Without including any pictures, write out the listing below exactly.

------------

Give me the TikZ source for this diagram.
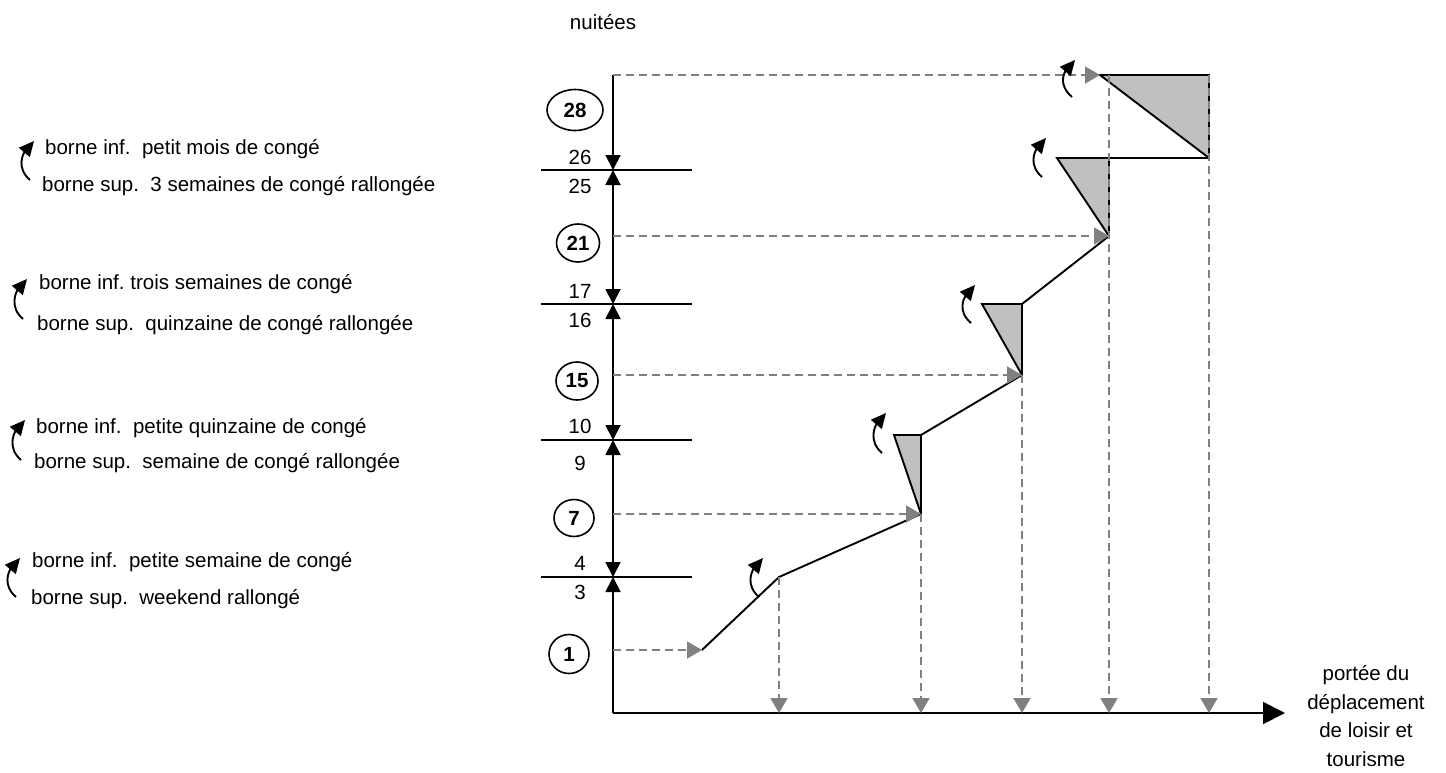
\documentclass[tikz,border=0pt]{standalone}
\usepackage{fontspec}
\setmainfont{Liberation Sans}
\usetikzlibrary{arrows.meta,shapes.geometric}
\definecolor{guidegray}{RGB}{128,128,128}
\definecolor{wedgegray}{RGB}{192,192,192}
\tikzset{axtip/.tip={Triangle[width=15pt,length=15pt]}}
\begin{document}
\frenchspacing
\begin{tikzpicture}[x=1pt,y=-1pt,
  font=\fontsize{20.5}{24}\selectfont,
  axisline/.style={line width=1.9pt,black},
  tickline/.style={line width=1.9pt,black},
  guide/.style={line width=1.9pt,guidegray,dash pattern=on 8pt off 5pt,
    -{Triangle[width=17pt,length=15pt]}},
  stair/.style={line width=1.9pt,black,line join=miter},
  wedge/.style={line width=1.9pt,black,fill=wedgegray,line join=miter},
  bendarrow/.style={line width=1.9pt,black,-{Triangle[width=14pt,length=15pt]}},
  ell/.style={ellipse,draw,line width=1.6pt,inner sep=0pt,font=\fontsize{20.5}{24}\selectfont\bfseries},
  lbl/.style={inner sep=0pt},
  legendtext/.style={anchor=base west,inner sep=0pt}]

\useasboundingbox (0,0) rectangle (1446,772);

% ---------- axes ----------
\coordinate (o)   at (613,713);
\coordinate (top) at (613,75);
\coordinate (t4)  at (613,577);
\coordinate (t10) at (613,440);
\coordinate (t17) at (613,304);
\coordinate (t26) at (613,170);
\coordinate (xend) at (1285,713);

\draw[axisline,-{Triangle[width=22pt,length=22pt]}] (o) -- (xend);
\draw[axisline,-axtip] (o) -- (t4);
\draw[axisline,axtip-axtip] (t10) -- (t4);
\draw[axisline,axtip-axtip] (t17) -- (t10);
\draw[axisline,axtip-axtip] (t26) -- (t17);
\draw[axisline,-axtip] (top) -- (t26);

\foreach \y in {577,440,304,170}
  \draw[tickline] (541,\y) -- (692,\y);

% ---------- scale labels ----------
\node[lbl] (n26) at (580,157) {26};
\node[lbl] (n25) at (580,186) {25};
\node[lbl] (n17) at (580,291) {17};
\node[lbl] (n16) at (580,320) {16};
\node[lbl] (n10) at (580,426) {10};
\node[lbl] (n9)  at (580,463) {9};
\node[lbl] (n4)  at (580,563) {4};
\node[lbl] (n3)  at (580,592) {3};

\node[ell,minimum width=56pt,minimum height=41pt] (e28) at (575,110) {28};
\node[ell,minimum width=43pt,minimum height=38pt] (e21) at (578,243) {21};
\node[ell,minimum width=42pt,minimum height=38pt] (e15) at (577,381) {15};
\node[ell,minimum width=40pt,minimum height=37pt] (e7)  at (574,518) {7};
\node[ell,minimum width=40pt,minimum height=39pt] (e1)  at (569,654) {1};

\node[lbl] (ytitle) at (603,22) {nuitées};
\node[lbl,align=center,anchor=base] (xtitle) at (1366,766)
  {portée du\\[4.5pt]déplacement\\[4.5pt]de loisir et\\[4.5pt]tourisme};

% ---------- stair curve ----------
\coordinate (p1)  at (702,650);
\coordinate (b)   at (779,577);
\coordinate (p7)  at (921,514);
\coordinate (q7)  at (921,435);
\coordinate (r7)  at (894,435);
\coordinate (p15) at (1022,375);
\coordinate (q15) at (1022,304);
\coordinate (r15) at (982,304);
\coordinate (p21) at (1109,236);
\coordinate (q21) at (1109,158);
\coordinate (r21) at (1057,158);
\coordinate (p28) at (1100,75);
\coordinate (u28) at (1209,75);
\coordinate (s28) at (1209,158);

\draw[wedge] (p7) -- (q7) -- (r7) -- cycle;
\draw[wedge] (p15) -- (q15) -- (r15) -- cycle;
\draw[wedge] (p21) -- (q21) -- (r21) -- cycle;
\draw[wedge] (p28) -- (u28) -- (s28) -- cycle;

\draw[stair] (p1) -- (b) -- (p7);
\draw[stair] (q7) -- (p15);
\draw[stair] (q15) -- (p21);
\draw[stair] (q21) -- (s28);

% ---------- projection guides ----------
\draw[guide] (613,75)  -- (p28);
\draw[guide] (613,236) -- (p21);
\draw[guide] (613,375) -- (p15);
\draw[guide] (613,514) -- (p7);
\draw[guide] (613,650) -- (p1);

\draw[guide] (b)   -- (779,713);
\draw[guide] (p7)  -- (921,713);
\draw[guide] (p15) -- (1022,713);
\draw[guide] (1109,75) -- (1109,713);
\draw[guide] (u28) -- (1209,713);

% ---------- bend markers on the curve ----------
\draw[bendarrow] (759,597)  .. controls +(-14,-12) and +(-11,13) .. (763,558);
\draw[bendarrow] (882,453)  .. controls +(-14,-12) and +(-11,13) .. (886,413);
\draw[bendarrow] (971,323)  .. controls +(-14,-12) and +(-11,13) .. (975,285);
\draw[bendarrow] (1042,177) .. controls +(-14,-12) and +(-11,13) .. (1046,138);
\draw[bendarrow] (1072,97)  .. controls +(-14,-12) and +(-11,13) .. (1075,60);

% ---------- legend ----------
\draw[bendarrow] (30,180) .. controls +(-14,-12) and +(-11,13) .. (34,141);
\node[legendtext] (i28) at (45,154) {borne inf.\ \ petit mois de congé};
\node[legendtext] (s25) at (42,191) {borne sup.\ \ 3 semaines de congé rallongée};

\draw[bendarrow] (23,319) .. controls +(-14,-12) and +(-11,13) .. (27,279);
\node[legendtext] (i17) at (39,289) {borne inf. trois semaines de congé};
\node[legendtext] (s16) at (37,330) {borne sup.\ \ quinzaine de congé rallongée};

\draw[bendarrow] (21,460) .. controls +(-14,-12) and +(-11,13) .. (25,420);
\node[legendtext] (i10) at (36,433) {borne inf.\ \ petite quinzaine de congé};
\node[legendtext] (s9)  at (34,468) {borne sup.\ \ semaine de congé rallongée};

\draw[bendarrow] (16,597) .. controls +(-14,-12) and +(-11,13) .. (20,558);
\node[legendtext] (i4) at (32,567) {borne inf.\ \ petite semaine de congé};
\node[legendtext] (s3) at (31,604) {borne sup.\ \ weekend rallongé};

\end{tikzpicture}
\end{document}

------------

Solution below.
Give me the TikZ source for this diagram.
\documentclass[tikz,border=0pt]{standalone}
\usepackage{fontspec}
\setmainfont{Liberation Sans}
\usetikzlibrary{arrows.meta,shapes.geometric}
\definecolor{guidegray}{RGB}{128,128,128}
\definecolor{wedgegray}{RGB}{192,192,192}
\tikzset{axtip/.tip={Triangle[width=15pt,length=15pt]}}
\begin{document}
\frenchspacing
\begin{tikzpicture}[x=1pt,y=-1pt,
  font=\fontsize{20.5}{24}\selectfont,
  axisline/.style={line width=1.9pt,black},
  tickline/.style={line width=1.9pt,black},
  guide/.style={line width=1.9pt,guidegray,dash pattern=on 8pt off 5pt,
    -{Triangle[width=17pt,length=15pt]}},
  stair/.style={line width=1.9pt,black,line join=miter},
  wedge/.style={line width=1.9pt,black,fill=wedgegray,line join=miter},
  bendarrow/.style={line width=1.9pt,black,-{Triangle[width=14pt,length=15pt]}},
  ell/.style={ellipse,draw,line width=1.6pt,inner sep=0pt,font=\fontsize{20.5}{24}\selectfont\bfseries},
  lbl/.style={inner sep=0pt},
  legendtext/.style={anchor=base west,inner sep=0pt}]

\useasboundingbox (0,0) rectangle (1446,772);

% ---------- axes ----------
\coordinate (o)   at (613,713);
\coordinate (top) at (613,75);
\coordinate (t4)  at (613,577);
\coordinate (t10) at (613,440);
\coordinate (t17) at (613,304);
\coordinate (t26) at (613,170);
\coordinate (xend) at (1285,713);

\draw[axisline,-{Triangle[width=22pt,length=22pt]}] (o) -- (xend);
\draw[axisline,-axtip] (o) -- (t4);
\draw[axisline,axtip-axtip] (t10) -- (t4);
\draw[axisline,axtip-axtip] (t17) -- (t10);
\draw[axisline,axtip-axtip] (t26) -- (t17);
\draw[axisline,-axtip] (top) -- (t26);

\foreach \y in {577,440,304,170}
  \draw[tickline] (541,\y) -- (692,\y);

% ---------- scale labels ----------
\node[lbl] (n26) at (580,157) {26};
\node[lbl] (n25) at (580,186) {25};
\node[lbl] (n17) at (580,291) {17};
\node[lbl] (n16) at (580,320) {16};
\node[lbl] (n10) at (580,426) {10};
\node[lbl] (n9)  at (580,463) {9};
\node[lbl] (n4)  at (580,563) {4};
\node[lbl] (n3)  at (580,592) {3};

\node[ell,minimum width=56pt,minimum height=41pt] (e28) at (575,110) {28};
\node[ell,minimum width=43pt,minimum height=38pt] (e21) at (578,243) {21};
\node[ell,minimum width=42pt,minimum height=38pt] (e15) at (577,381) {15};
\node[ell,minimum width=40pt,minimum height=37pt] (e7)  at (574,518) {7};
\node[ell,minimum width=40pt,minimum height=39pt] (e1)  at (569,654) {1};

\node[lbl] (ytitle) at (603,22) {nuitées};
\node[lbl,align=center,anchor=base] (xtitle) at (1366,766)
  {portée du\\[4.5pt]déplacement\\[4.5pt]de loisir et\\[4.5pt]tourisme};

% ---------- stair curve ----------
\coordinate (p1)  at (702,650);
\coordinate (b)   at (779,577);
\coordinate (p7)  at (921,514);
\coordinate (q7)  at (921,435);
\coordinate (r7)  at (894,435);
\coordinate (p15) at (1022,375);
\coordinate (q15) at (1022,304);
\coordinate (r15) at (982,304);
\coordinate (p21) at (1109,236);
\coordinate (q21) at (1109,158);
\coordinate (r21) at (1057,158);
\coordinate (p28) at (1100,75);
\coordinate (u28) at (1209,75);
\coordinate (s28) at (1209,158);

\draw[wedge] (p7) -- (q7) -- (r7) -- cycle;
\draw[wedge] (p15) -- (q15) -- (r15) -- cycle;
\draw[wedge] (p21) -- (q21) -- (r21) -- cycle;
\draw[wedge] (p28) -- (u28) -- (s28) -- cycle;

\draw[stair] (p1) -- (b) -- (p7);
\draw[stair] (q7) -- (p15);
\draw[stair] (q15) -- (p21);
\draw[stair] (q21) -- (s28);

% ---------- projection guides ----------
\draw[guide] (613,75)  -- (p28);
\draw[guide] (613,236) -- (p21);
\draw[guide] (613,375) -- (p15);
\draw[guide] (613,514) -- (p7);
\draw[guide] (613,650) -- (p1);

\draw[guide] (b)   -- (779,713);
\draw[guide] (p7)  -- (921,713);
\draw[guide] (p15) -- (1022,713);
\draw[guide] (1109,75) -- (1109,713);
\draw[guide] (u28) -- (1209,713);

% ---------- bend markers on the curve ----------
\draw[bendarrow] (759,597)  .. controls +(-14,-12) and +(-11,13) .. (763,558);
\draw[bendarrow] (882,453)  .. controls +(-14,-12) and +(-11,13) .. (886,413);
\draw[bendarrow] (971,323)  .. controls +(-14,-12) and +(-11,13) .. (975,285);
\draw[bendarrow] (1042,177) .. controls +(-14,-12) and +(-11,13) .. (1046,138);
\draw[bendarrow] (1072,97)  .. controls +(-14,-12) and +(-11,13) .. (1075,60);

% ---------- legend ----------
\draw[bendarrow] (30,180) .. controls +(-14,-12) and +(-11,13) .. (34,141);
\node[legendtext] (i28) at (45,154) {borne inf.\ \ petit mois de congé};
\node[legendtext] (s25) at (42,191) {borne sup.\ \ 3 semaines de congé rallongée};

\draw[bendarrow] (23,319) .. controls +(-14,-12) and +(-11,13) .. (27,279);
\node[legendtext] (i17) at (39,289) {borne inf. trois semaines de congé};
\node[legendtext] (s16) at (37,330) {borne sup.\ \ quinzaine de congé rallongée};

\draw[bendarrow] (21,460) .. controls +(-14,-12) and +(-11,13) .. (25,420);
\node[legendtext] (i10) at (36,433) {borne inf.\ \ petite quinzaine de congé};
\node[legendtext] (s9)  at (34,468) {borne sup.\ \ semaine de congé rallongée};

\draw[bendarrow] (16,597) .. controls +(-14,-12) and +(-11,13) .. (20,558);
\node[legendtext] (i4) at (32,567) {borne inf.\ \ petite semaine de congé};
\node[legendtext] (s3) at (31,604) {borne sup.\ \ weekend rallongé};

\end{tikzpicture}
\end{document}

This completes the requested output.